Cup products and the transfer map

Question

Let $G_1$ be a finite-index subgroup of $G_2$. Let $i : H^{\ast}(G_2) \rightarrow H^{\ast}(G_1)$ be the induced map of rings. There is then a transfer homomorphism $\tau : H^{\ast}(G_1) \rightarrow H^{\ast}(G_2)$ whose key property is that $\tau(i(x)) = [G_2:G_1] \cdot x$ for all $x \in H^{\ast}(G_2)$. I have two questions.

1. If $\tau$ a map of rings?

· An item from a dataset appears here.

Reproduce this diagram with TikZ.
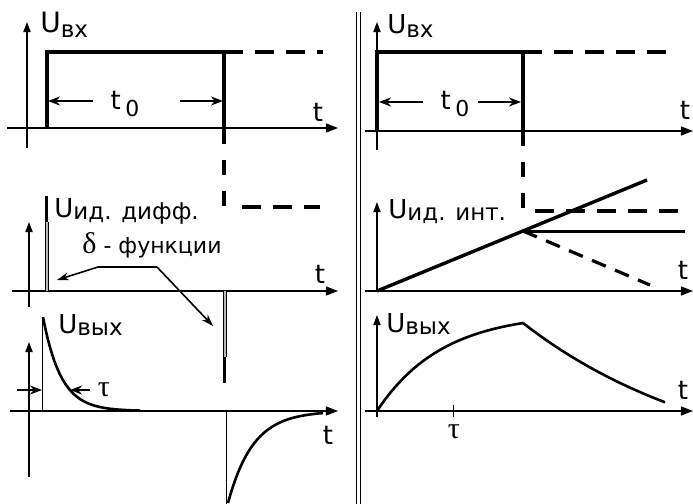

In other words, if $x,y \in H^{\ast}(G_1)$, then must we have $\tau(x \cup y) = \tau(x) \cup \tau(y)$? My guess is that the answer is "no".

2. Assuming that the answer to the first question is "no", does there exist explicit examples of groups $G_1$ and $G_2$ as above and elements $x_1,\ldots,x_k \in H^1(G_1)$ such that $\tau(x_i)=0$ for all $i$ but $\tau(x_1 \cup \cdots \cup x_k) \neq 0$?

Answer 1

What is true is that $\tau$ is a map of modules; that is, $$\tau(i^*(x)\cup y) = x\cup \tau(y)$$ for $x\in H^*(G_2)$ and $y\in H^*(G_1)$.

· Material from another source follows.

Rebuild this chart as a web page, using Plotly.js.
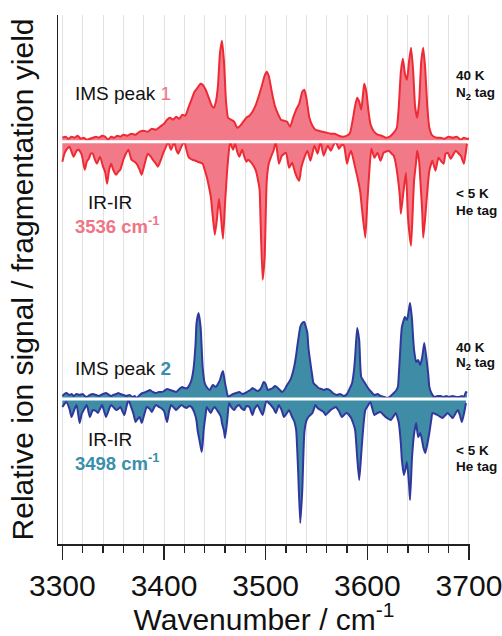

In particular, the kernel of $\tau$ is a sub-$i^*(H^*(G_2))$-module of $H^*(G_1)$.

For an example, consider $G_1=C_p$ (cyclic group) and $G_2=\Sigma_p$ (symmetric group), where $p$ is an odd prime. The generator $x\in H^2(C_p)$ satisfies $\tau(x)=0$ (since $H^2(\Sigma_p)=0$), but $\tau(x^{p-1})\neq 0$.

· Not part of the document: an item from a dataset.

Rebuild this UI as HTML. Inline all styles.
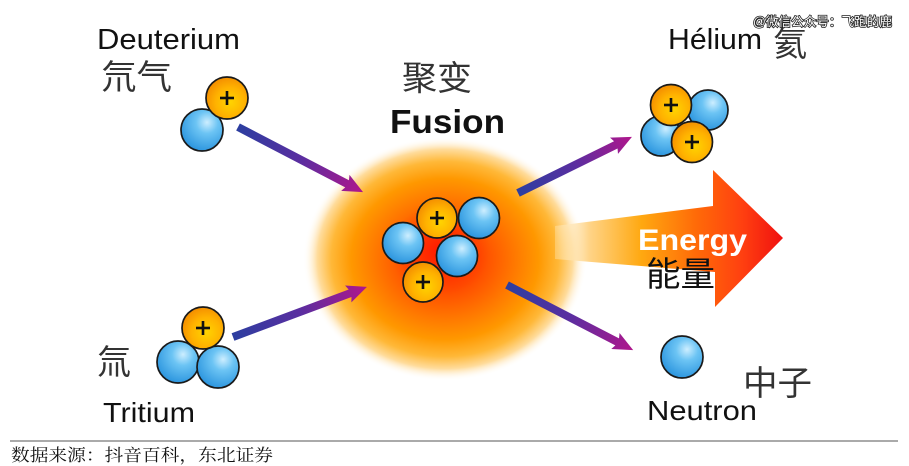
<!DOCTYPE html>
<html><head><meta charset="utf-8"><style>
html,body{margin:0;padding:0;background:#fff;}
svg{display:block;}
</style></head><body>
<svg width="909" height="466" viewBox="0 0 909 466" xmlns="http://www.w3.org/2000/svg">
<defs>
  <radialGradient id="glow" cx="0.5" cy="0.5" r="0.5">
    <stop offset="0" stop-color="#ff2a00"/>
    <stop offset="0.25" stop-color="#ff4a00"/>
    <stop offset="0.5" stop-color="#ff7a00"/>
    <stop offset="0.66" stop-color="#ff9800"/>
    <stop offset="0.8" stop-color="#ffb838"/>
    <stop offset="0.9" stop-color="#ffdc9c"/>
    <stop offset="1" stop-color="#ffffff" stop-opacity="0"/>
  </radialGradient>
  <linearGradient id="energy" gradientUnits="userSpaceOnUse" x1="555" y1="0" x2="783" y2="0">
    <stop offset="0" stop-color="#fff4d8" stop-opacity="0.3"/>
    <stop offset="0.15" stop-color="#ffd488"/>
    <stop offset="0.38" stop-color="#ffa810"/>
    <stop offset="0.62" stop-color="#ff6a08"/>
    <stop offset="0.82" stop-color="#ff4010"/>
    <stop offset="1" stop-color="#f01010"/>
  </linearGradient>
  <linearGradient id="arr" x1="0" y1="0" x2="1" y2="0">
    <stop offset="0" stop-color="#2c3ea0"/>
    <stop offset="0.5" stop-color="#5a2ea0"/>
    <stop offset="1" stop-color="#b0168c"/>
  </linearGradient>
  <radialGradient id="ng" cx="0.62" cy="0.32" r="0.75">
    <stop offset="0" stop-color="#cdeeff"/>
    <stop offset="0.35" stop-color="#6cc4f4"/>
    <stop offset="1" stop-color="#2590dc"/>
  </radialGradient>
  <radialGradient id="pg" cx="0.58" cy="0.6" r="0.7">
    <stop offset="0" stop-color="#ffd400"/>
    <stop offset="0.5" stop-color="#ffb200"/>
    <stop offset="1" stop-color="#f08200"/>
  </radialGradient>
  <radialGradient id="core" cx="0.5" cy="0.5" r="0.5">
    <stop offset="0" stop-color="#ff1a00"/>
    <stop offset="1" stop-color="#ff3a00" stop-opacity="0"/>
  </radialGradient>
</defs>

<rect width="909" height="466" fill="#fff"/>

<!-- glow -->
<ellipse cx="445" cy="259" rx="142" ry="122" fill="url(#glow)"/>
<ellipse cx="440" cy="250" rx="50" ry="45" fill="url(#core)"/>

<!-- energy arrow -->
<polygon points="555,226 713,206 713,170 783,238 715,307 715,272 555,259" fill="url(#energy)"/>

<!-- arrows -->
<g transform="translate(238,127) rotate(27.5)"><polygon points="0,-4 123,-4 121,-9 141,0 121,9 123,4 0,4" fill="url(#arr)"/></g>
<g transform="translate(233,337) rotate(-20.5)"><polygon points="0,-4 125,-4 123,-9 143,0 123,9 125,4 0,4" fill="url(#arr)"/></g>
<g transform="translate(518,193) rotate(-26.2)"><polygon points="0,-4 109,-4 107,-9 127,0 107,9 109,4 0,4" fill="url(#arr)"/></g>
<g transform="translate(507,285) rotate(27.3)"><polygon points="0,-4 124,-4 122,-9 142,0 122,9 124,4 0,4" fill="url(#arr)"/></g>

<g stroke="#1a1a1a" stroke-width="1.7">
  <!-- deuterium -->
  <circle cx="202" cy="130" r="21" fill="url(#ng)"/>
  <circle cx="227" cy="98" r="21" fill="url(#pg)"/>
  <!-- tritium -->
  <circle cx="178" cy="362" r="21" fill="url(#ng)"/>
  <circle cx="218" cy="367" r="21" fill="url(#ng)"/>
  <circle cx="203" cy="328" r="21" fill="url(#pg)"/>
  <!-- center -->
  <circle cx="479" cy="218" r="20.5" fill="url(#ng)"/>
  <circle cx="403" cy="243" r="20.5" fill="url(#ng)"/>
  <circle cx="457" cy="256" r="20.5" fill="url(#ng)"/>
  <circle cx="437" cy="218" r="20" fill="url(#pg)"/>
  <circle cx="423" cy="282" r="20" fill="url(#pg)"/>
  <!-- helium -->
  <circle cx="708" cy="110" r="20" fill="url(#ng)"/>
  <circle cx="661" cy="136" r="20" fill="url(#ng)"/>
  <circle cx="671" cy="105" r="20.5" fill="url(#pg)"/>
  <circle cx="692" cy="142" r="20.5" fill="url(#pg)"/>
  <!-- neutron -->
  <circle cx="682" cy="357" r="21" fill="url(#ng)"/>
</g>
<g fill="#111">
  <rect x="220" y="96.7" width="14" height="2.6"/><rect x="225.7" y="91" width="2.6" height="14"/>
  <rect x="196" y="326.7" width="14" height="2.6"/><rect x="201.7" y="321" width="2.6" height="14"/>
  <rect x="430" y="216.7" width="14" height="2.6"/><rect x="435.7" y="211" width="2.6" height="14"/>
  <rect x="416" y="280.7" width="14" height="2.6"/><rect x="421.7" y="275" width="2.6" height="14"/>
  <rect x="664" y="103.7" width="14" height="2.6"/><rect x="669.7" y="98" width="2.6" height="14"/>
  <rect x="685" y="140.7" width="14" height="2.6"/><rect x="690.7" y="135" width="2.6" height="14"/>
</g>

<!-- texts -->
<g font-family="'Liberation Sans', Arial, sans-serif" fill="#111">
  <text x="97" y="49" font-size="29" textLength="143" lengthAdjust="spacingAndGlyphs">Deuterium</text>
  <text x="390" y="133" font-size="33" font-weight="bold" textLength="115" lengthAdjust="spacingAndGlyphs">Fusion</text>
  <text x="668" y="49" font-size="29" textLength="94" lengthAdjust="spacingAndGlyphs">Hélium</text>
  <text x="638" y="250" font-size="30" font-weight="bold" fill="#fff" textLength="109" lengthAdjust="spacingAndGlyphs">Energy</text>
  <text x="103" y="422" font-size="28" textLength="92" lengthAdjust="spacingAndGlyphs">Tritium</text>
  <text x="647" y="420" font-size="28" textLength="110" lengthAdjust="spacingAndGlyphs">Neutron</text>
</g>
<g font-family="'Liberation Sans', 'Noto Sans CJK SC', sans-serif" fill="#333" font-size="34">
  <text x="101" y="89" textLength="71" lengthAdjust="spacingAndGlyphs">氘气</text>
  <text x="402" y="90" textLength="70" lengthAdjust="spacingAndGlyphs">聚变</text>
  <text x="773" y="56">氦</text>
  <text x="646" y="286" fill="#111" textLength="69" lengthAdjust="spacingAndGlyphs">能量</text>
  <text x="97" y="374">氚</text>
  <text x="743" y="395" textLength="69" lengthAdjust="spacingAndGlyphs">中子</text>
</g>

<!-- watermark -->
<text x="753" y="26" font-family="'Liberation Sans', 'Noto Sans CJK SC', sans-serif" font-size="12.5" fill="#fff" stroke="#222" stroke-width="1.6" paint-order="stroke" textLength="139" lengthAdjust="spacingAndGlyphs">@微信公众号：飞跑的鹿</text>

<!-- source line -->
<line x1="10" y1="441" x2="898" y2="441" stroke="#777" stroke-width="1.2"/>
<text x="11" y="461" font-family="'Liberation Serif', 'Noto Serif CJK SC', serif" font-size="17" fill="#111" textLength="262" lengthAdjust="spacingAndGlyphs">数据来源：抖音百科，东北证券</text>
</svg>
</body></html>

Added. As Neil points out, I'm using cohomology with mod $p$ coefficients here.

Answer 2

Since $i$ is a map of rings, if $\tau$ were a map of rings, then $\tau\circ i$ would also be a map of rings. But the latter maps $1\in H^0(G_2)$ to $[G_2:G_1]$ which, in general, is not $1$.